══ Given records ══

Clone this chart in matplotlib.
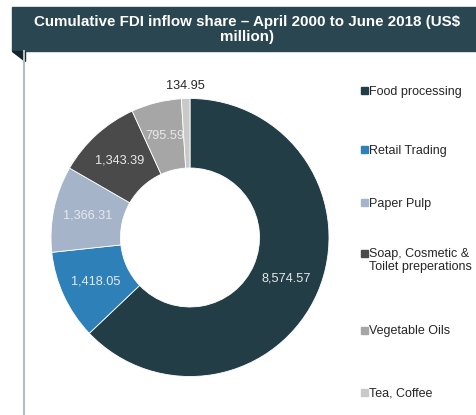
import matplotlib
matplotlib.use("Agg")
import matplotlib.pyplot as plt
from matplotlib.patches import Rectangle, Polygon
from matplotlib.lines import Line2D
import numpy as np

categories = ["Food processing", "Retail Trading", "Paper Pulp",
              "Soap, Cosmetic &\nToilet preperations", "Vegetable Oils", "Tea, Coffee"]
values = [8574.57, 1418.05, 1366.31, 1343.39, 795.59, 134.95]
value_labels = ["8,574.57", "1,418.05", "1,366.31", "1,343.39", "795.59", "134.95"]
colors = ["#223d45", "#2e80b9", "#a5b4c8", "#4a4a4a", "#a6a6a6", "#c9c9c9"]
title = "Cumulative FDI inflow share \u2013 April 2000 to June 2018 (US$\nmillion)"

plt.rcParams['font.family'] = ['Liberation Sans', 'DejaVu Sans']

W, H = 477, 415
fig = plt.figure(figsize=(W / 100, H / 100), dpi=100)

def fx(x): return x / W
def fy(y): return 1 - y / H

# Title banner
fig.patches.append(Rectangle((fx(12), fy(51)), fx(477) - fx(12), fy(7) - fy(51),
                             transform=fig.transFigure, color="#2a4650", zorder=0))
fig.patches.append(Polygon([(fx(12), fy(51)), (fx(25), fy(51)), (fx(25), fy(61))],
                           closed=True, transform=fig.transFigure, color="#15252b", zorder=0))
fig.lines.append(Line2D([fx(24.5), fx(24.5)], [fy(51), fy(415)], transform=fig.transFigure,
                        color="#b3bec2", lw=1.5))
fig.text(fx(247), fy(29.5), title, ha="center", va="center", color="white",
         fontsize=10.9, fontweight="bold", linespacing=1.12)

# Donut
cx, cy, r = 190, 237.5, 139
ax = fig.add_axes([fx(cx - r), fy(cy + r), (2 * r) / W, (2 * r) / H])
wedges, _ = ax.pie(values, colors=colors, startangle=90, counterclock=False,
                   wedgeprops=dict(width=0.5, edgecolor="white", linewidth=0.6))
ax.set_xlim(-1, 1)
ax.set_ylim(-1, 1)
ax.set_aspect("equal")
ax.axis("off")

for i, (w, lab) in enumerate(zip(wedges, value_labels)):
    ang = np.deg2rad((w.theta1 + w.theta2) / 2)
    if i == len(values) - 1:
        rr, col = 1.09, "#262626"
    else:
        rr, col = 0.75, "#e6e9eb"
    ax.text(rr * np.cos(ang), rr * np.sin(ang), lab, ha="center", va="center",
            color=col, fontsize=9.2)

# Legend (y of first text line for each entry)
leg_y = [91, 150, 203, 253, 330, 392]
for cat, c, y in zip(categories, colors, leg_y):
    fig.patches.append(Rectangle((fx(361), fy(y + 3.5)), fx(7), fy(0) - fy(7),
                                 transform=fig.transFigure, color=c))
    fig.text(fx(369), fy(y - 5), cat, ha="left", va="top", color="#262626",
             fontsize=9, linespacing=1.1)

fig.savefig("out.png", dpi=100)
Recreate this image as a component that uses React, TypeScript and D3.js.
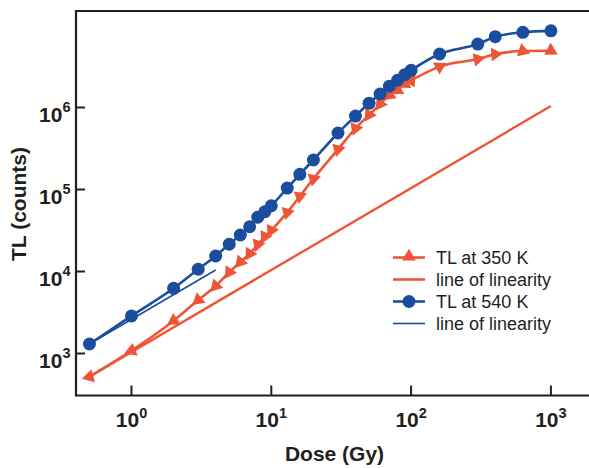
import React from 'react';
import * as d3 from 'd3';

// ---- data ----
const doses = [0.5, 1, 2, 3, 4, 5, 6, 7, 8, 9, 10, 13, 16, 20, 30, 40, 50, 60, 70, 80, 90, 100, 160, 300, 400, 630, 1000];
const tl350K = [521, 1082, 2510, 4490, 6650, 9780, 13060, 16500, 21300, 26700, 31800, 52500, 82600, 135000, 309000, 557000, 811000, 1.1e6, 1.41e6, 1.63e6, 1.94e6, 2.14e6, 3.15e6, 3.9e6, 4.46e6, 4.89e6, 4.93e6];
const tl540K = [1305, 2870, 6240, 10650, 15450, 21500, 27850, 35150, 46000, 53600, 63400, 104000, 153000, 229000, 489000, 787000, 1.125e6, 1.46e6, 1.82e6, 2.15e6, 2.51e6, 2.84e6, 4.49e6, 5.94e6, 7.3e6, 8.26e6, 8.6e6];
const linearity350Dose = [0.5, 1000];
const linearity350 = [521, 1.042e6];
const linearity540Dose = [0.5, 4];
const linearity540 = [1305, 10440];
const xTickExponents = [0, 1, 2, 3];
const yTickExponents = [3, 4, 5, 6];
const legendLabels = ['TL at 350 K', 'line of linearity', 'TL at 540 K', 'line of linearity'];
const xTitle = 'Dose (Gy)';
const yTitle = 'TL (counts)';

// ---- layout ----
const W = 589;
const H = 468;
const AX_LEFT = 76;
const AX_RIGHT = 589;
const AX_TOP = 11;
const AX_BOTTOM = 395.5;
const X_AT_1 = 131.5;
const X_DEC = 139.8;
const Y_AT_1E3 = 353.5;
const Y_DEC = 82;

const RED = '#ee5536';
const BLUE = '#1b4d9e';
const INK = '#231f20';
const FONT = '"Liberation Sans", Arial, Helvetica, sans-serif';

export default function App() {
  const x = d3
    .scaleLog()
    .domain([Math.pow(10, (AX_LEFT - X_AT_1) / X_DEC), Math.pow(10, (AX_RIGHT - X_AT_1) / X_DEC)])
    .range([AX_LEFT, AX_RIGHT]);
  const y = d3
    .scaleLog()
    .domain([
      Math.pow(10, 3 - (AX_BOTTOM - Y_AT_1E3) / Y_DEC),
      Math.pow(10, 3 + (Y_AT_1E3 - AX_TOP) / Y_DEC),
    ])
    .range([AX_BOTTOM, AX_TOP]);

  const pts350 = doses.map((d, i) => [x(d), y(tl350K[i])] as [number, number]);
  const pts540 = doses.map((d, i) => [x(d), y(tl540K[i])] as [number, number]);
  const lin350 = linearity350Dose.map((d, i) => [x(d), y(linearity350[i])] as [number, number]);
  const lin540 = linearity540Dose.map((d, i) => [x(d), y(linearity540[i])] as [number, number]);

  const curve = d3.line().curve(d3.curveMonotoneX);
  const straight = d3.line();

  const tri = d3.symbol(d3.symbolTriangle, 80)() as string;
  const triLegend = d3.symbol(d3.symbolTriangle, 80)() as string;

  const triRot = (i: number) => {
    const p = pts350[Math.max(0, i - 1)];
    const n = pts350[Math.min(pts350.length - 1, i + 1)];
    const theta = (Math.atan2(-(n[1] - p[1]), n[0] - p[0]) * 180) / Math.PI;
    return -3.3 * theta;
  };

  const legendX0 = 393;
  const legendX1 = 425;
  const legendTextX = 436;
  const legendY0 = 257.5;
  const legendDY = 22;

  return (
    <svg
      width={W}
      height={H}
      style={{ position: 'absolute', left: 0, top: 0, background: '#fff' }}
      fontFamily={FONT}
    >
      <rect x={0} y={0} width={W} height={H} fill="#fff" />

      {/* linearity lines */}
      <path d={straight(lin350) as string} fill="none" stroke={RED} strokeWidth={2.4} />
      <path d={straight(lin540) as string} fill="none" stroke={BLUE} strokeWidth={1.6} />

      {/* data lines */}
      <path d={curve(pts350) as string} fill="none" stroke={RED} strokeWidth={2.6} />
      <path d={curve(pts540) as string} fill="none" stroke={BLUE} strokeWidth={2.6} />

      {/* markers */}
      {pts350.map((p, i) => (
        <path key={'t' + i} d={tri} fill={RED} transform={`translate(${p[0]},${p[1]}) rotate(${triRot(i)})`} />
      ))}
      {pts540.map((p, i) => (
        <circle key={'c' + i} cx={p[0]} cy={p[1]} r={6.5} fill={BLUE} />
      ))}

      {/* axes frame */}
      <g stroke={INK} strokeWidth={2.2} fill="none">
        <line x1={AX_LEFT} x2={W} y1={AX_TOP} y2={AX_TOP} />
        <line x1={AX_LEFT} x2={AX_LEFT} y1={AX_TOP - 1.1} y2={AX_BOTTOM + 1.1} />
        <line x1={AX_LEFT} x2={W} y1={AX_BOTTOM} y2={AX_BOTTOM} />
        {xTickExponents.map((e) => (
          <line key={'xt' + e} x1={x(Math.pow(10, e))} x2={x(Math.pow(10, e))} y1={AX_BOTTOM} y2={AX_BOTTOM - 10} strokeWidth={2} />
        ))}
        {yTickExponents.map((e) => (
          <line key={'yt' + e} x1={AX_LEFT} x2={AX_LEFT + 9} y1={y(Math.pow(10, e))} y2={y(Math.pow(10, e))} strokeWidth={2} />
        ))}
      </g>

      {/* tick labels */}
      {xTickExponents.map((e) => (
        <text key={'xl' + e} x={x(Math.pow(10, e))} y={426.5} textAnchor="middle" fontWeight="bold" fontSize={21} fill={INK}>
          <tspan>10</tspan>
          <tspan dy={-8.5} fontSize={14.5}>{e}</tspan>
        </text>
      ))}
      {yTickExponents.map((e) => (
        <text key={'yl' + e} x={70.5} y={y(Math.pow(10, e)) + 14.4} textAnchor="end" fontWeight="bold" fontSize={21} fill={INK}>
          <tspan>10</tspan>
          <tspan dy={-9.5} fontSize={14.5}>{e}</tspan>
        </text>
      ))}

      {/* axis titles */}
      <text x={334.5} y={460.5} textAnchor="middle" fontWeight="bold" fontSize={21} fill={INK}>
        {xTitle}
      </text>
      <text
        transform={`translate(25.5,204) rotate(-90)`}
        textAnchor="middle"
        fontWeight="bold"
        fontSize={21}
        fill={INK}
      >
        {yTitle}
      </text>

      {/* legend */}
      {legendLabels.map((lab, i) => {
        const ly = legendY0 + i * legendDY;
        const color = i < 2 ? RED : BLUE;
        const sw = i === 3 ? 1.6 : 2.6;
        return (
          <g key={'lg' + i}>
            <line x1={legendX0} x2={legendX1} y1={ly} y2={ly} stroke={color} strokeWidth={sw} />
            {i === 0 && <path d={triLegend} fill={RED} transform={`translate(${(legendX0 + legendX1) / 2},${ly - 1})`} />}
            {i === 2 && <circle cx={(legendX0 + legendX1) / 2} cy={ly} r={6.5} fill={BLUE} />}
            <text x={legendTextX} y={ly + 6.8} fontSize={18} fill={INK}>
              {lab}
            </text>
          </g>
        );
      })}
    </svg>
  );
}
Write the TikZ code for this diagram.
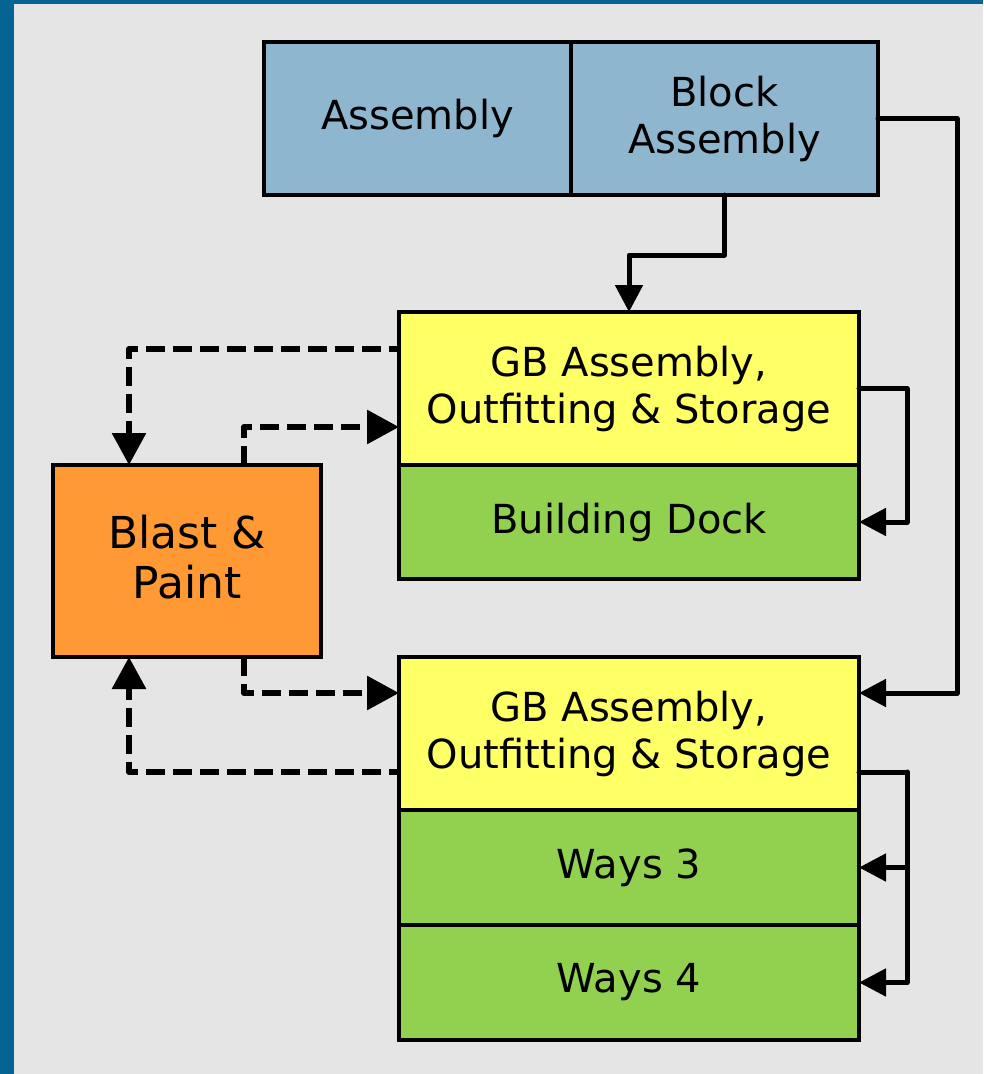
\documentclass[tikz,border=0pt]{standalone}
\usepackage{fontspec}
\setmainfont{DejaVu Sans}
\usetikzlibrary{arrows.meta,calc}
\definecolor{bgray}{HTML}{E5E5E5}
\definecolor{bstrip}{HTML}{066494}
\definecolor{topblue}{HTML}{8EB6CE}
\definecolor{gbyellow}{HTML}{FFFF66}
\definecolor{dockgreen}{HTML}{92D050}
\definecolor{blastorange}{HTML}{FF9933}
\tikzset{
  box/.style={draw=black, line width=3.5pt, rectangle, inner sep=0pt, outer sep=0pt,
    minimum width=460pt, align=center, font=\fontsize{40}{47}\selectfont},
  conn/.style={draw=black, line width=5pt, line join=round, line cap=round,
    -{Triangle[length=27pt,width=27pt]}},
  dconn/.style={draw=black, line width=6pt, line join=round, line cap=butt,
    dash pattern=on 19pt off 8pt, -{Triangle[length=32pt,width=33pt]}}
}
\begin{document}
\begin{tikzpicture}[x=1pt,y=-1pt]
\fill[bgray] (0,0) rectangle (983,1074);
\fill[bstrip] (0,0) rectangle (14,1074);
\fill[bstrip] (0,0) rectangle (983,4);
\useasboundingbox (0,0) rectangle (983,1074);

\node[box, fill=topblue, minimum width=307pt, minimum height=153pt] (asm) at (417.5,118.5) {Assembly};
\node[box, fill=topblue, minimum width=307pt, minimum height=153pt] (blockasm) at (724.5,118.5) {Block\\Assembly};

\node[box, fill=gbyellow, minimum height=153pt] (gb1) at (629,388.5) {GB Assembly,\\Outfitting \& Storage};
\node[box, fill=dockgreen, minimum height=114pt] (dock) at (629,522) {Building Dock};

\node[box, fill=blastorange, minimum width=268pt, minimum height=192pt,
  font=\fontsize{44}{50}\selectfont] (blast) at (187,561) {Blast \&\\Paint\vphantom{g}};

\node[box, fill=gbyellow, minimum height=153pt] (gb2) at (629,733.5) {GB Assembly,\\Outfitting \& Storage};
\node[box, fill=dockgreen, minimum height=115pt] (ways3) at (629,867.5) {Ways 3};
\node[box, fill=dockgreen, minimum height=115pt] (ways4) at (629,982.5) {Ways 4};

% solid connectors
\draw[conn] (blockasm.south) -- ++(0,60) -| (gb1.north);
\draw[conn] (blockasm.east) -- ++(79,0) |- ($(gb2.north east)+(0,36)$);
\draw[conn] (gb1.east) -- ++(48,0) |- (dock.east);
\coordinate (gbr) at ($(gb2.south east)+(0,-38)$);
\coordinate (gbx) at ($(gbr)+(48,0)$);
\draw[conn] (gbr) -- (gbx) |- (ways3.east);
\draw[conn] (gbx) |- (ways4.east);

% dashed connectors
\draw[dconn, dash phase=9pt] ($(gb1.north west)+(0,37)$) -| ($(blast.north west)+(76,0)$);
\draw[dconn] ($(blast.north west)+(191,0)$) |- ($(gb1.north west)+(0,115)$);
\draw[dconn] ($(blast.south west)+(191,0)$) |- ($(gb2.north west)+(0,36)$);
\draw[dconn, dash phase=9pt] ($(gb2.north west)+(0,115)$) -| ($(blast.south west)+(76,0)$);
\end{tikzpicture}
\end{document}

═══

Aim: Read through the data and copy every line where "React" shows up.

Response to this exercise:
Recreate this image as a component that uses React, TypeScript and D3.js.
import React from 'react';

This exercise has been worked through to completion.